GIVEN TASK: Transcribe the listing in full, excluding any pictures.

---- EXTRACTED ENTRIES

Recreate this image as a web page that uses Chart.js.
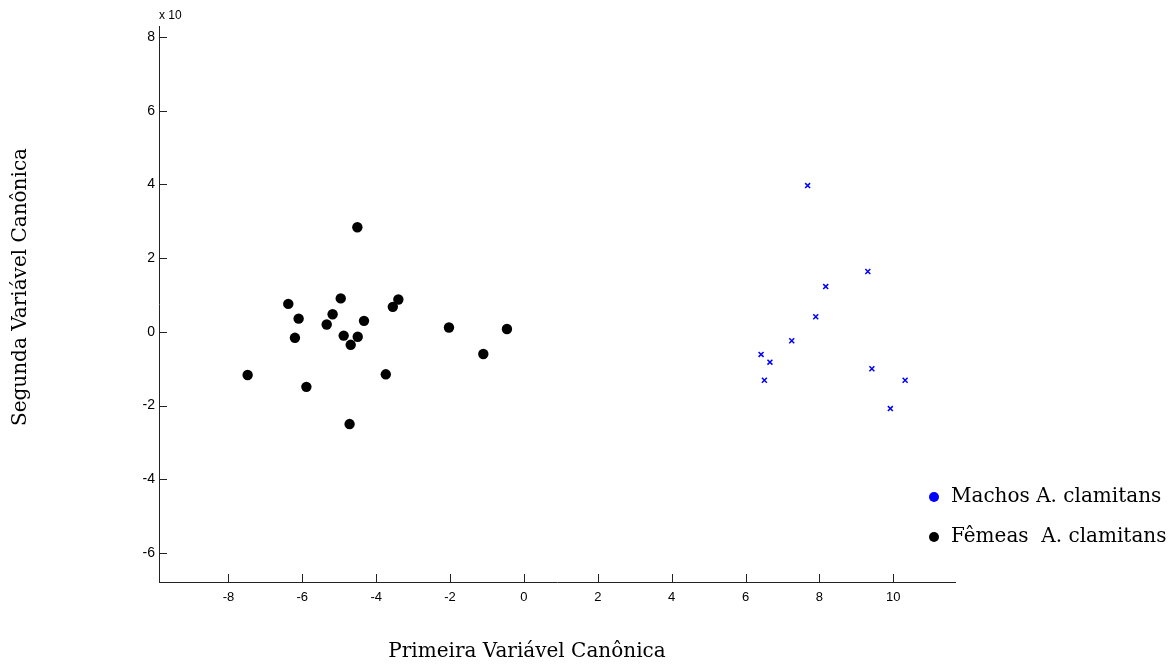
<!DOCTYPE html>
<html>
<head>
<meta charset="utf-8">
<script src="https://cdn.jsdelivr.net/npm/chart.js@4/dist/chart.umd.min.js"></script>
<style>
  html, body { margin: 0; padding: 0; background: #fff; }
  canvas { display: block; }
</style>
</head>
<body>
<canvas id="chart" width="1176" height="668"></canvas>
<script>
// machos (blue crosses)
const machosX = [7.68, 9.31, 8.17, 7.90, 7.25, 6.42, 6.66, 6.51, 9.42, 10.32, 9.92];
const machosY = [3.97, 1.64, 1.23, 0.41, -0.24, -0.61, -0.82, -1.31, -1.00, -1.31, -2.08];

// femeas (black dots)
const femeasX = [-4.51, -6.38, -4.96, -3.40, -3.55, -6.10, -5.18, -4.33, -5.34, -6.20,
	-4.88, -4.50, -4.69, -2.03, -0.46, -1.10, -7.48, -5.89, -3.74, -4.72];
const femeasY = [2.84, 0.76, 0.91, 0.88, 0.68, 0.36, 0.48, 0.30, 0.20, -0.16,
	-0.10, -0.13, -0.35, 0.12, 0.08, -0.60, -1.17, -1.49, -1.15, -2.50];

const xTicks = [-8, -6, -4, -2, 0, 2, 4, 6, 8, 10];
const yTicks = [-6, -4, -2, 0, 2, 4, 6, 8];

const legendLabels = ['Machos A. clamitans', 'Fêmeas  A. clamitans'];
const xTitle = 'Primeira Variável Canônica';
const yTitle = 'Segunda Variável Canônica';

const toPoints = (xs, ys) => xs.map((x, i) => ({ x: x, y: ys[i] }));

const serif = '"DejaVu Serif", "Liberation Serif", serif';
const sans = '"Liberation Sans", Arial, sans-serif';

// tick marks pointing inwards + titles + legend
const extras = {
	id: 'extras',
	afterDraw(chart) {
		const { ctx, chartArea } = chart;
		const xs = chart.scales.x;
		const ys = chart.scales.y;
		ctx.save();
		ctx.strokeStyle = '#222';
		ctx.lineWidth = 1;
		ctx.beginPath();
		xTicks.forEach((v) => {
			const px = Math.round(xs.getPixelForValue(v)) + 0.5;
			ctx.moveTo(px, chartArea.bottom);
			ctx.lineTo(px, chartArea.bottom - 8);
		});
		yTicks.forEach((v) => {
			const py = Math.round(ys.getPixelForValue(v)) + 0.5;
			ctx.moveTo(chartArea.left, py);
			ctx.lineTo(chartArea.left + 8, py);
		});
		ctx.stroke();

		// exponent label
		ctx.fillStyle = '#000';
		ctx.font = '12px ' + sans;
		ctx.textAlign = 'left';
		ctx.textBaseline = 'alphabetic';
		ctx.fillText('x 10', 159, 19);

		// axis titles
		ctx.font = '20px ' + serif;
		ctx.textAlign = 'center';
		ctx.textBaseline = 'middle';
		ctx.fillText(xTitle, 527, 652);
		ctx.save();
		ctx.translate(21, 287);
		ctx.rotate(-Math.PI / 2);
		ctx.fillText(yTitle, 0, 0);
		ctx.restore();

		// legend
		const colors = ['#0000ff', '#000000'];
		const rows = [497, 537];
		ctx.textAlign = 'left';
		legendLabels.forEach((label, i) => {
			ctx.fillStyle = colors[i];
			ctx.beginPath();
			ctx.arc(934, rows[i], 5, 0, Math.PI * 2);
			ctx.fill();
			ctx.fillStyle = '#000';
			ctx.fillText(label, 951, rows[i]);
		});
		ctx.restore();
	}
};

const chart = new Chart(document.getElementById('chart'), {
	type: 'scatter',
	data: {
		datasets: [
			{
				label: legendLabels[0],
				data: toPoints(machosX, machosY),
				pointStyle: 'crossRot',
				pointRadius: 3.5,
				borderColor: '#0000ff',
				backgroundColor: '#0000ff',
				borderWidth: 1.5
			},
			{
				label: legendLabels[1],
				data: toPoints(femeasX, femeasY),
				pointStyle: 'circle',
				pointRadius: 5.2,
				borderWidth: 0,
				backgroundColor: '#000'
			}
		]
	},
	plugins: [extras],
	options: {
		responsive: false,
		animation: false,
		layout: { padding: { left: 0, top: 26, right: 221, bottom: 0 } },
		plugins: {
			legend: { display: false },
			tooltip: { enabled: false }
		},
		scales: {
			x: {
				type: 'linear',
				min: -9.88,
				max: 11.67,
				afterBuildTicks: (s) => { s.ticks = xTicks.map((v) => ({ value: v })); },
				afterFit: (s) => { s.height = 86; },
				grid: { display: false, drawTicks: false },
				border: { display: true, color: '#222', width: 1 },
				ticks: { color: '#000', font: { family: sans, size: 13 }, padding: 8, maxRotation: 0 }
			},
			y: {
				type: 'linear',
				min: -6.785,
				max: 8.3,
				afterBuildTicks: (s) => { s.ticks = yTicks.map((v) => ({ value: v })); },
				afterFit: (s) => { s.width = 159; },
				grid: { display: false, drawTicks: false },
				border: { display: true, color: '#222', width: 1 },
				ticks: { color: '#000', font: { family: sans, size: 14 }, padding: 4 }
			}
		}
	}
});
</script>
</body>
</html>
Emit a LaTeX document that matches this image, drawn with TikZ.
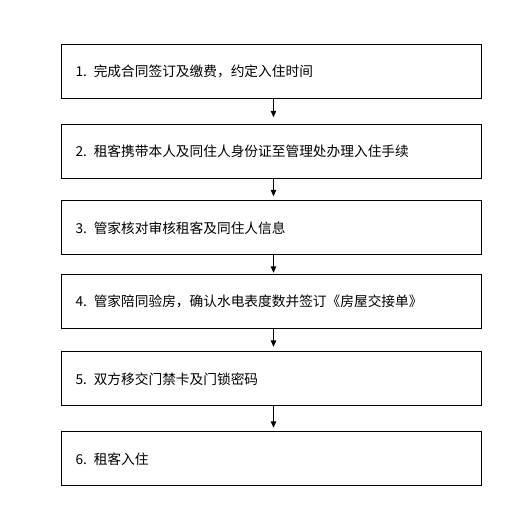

--------

WRITTEN ANSWER:
Recreate this image as a web page that uses Chart.js.
<!DOCTYPE html>
<html>
<head>
<meta charset="utf-8">
<script src="https://cdn.jsdelivr.net/npm/chart.js@4/dist/chart.umd.min.js"></script>
<style>
  html, body { margin: 0; padding: 0; background: #fff; }
  canvas { display: block; }
</style>
</head>
<body>
<canvas id="chart" width="1176" height="668"></canvas>
<script>
// machos (blue crosses)
const machosX = [7.68, 9.31, 8.17, 7.90, 7.25, 6.42, 6.66, 6.51, 9.42, 10.32, 9.92];
const machosY = [3.97, 1.64, 1.23, 0.41, -0.24, -0.61, -0.82, -1.31, -1.00, -1.31, -2.08];

// femeas (black dots)
const femeasX = [-4.51, -6.38, -4.96, -3.40, -3.55, -6.10, -5.18, -4.33, -5.34, -6.20,
	-4.88, -4.50, -4.69, -2.03, -0.46, -1.10, -7.48, -5.89, -3.74, -4.72];
const femeasY = [2.84, 0.76, 0.91, 0.88, 0.68, 0.36, 0.48, 0.30, 0.20, -0.16,
	-0.10, -0.13, -0.35, 0.12, 0.08, -0.60, -1.17, -1.49, -1.15, -2.50];

const xTicks = [-8, -6, -4, -2, 0, 2, 4, 6, 8, 10];
const yTicks = [-6, -4, -2, 0, 2, 4, 6, 8];

const legendLabels = ['Machos A. clamitans', 'Fêmeas  A. clamitans'];
const xTitle = 'Primeira Variável Canônica';
const yTitle = 'Segunda Variável Canônica';

const toPoints = (xs, ys) => xs.map((x, i) => ({ x: x, y: ys[i] }));

const serif = '"DejaVu Serif", "Liberation Serif", serif';
const sans = '"Liberation Sans", Arial, sans-serif';

// tick marks pointing inwards + titles + legend
const extras = {
	id: 'extras',
	afterDraw(chart) {
		const { ctx, chartArea } = chart;
		const xs = chart.scales.x;
		const ys = chart.scales.y;
		ctx.save();
		ctx.strokeStyle = '#222';
		ctx.lineWidth = 1;
		ctx.beginPath();
		xTicks.forEach((v) => {
			const px = Math.round(xs.getPixelForValue(v)) + 0.5;
			ctx.moveTo(px, chartArea.bottom);
			ctx.lineTo(px, chartArea.bottom - 8);
		});
		yTicks.forEach((v) => {
			const py = Math.round(ys.getPixelForValue(v)) + 0.5;
			ctx.moveTo(chartArea.left, py);
			ctx.lineTo(chartArea.left + 8, py);
		});
		ctx.stroke();

		// exponent label
		ctx.fillStyle = '#000';
		ctx.font = '12px ' + sans;
		ctx.textAlign = 'left';
		ctx.textBaseline = 'alphabetic';
		ctx.fillText('x 10', 159, 19);

		// axis titles
		ctx.font = '20px ' + serif;
		ctx.textAlign = 'center';
		ctx.textBaseline = 'middle';
		ctx.fillText(xTitle, 527, 652);
		ctx.save();
		ctx.translate(21, 287);
		ctx.rotate(-Math.PI / 2);
		ctx.fillText(yTitle, 0, 0);
		ctx.restore();

		// legend
		const colors = ['#0000ff', '#000000'];
		const rows = [497, 537];
		ctx.textAlign = 'left';
		legendLabels.forEach((label, i) => {
			ctx.fillStyle = colors[i];
			ctx.beginPath();
			ctx.arc(934, rows[i], 5, 0, Math.PI * 2);
			ctx.fill();
			ctx.fillStyle = '#000';
			ctx.fillText(label, 951, rows[i]);
		});
		ctx.restore();
	}
};

const chart = new Chart(document.getElementById('chart'), {
	type: 'scatter',
	data: {
		datasets: [
			{
				label: legendLabels[0],
				data: toPoints(machosX, machosY),
				pointStyle: 'crossRot',
				pointRadius: 3.5,
				borderColor: '#0000ff',
				backgroundColor: '#0000ff',
				borderWidth: 1.5
			},
			{
				label: legendLabels[1],
				data: toPoints(femeasX, femeasY),
				pointStyle: 'circle',
				pointRadius: 5.2,
				borderWidth: 0,
				backgroundColor: '#000'
			}
		]
	},
	plugins: [extras],
	options: {
		responsive: false,
		animation: false,
		layout: { padding: { left: 0, top: 26, right: 221, bottom: 0 } },
		plugins: {
			legend: { display: false },
			tooltip: { enabled: false }
		},
		scales: {
			x: {
				type: 'linear',
				min: -9.88,
				max: 11.67,
				afterBuildTicks: (s) => { s.ticks = xTicks.map((v) => ({ value: v })); },
				afterFit: (s) => { s.height = 86; },
				grid: { display: false, drawTicks: false },
				border: { display: true, color: '#222', width: 1 },
				ticks: { color: '#000', font: { family: sans, size: 13 }, padding: 8, maxRotation: 0 }
			},
			y: {
				type: 'linear',
				min: -6.785,
				max: 8.3,
				afterBuildTicks: (s) => { s.ticks = yTicks.map((v) => ({ value: v })); },
				afterFit: (s) => { s.width = 159; },
				grid: { display: false, drawTicks: false },
				border: { display: true, color: '#222', width: 1 },
				ticks: { color: '#000', font: { family: sans, size: 14 }, padding: 4 }
			}
		}
	}
});
</script>
</body>
</html>
Emit a LaTeX document that matches this image, drawn with TikZ.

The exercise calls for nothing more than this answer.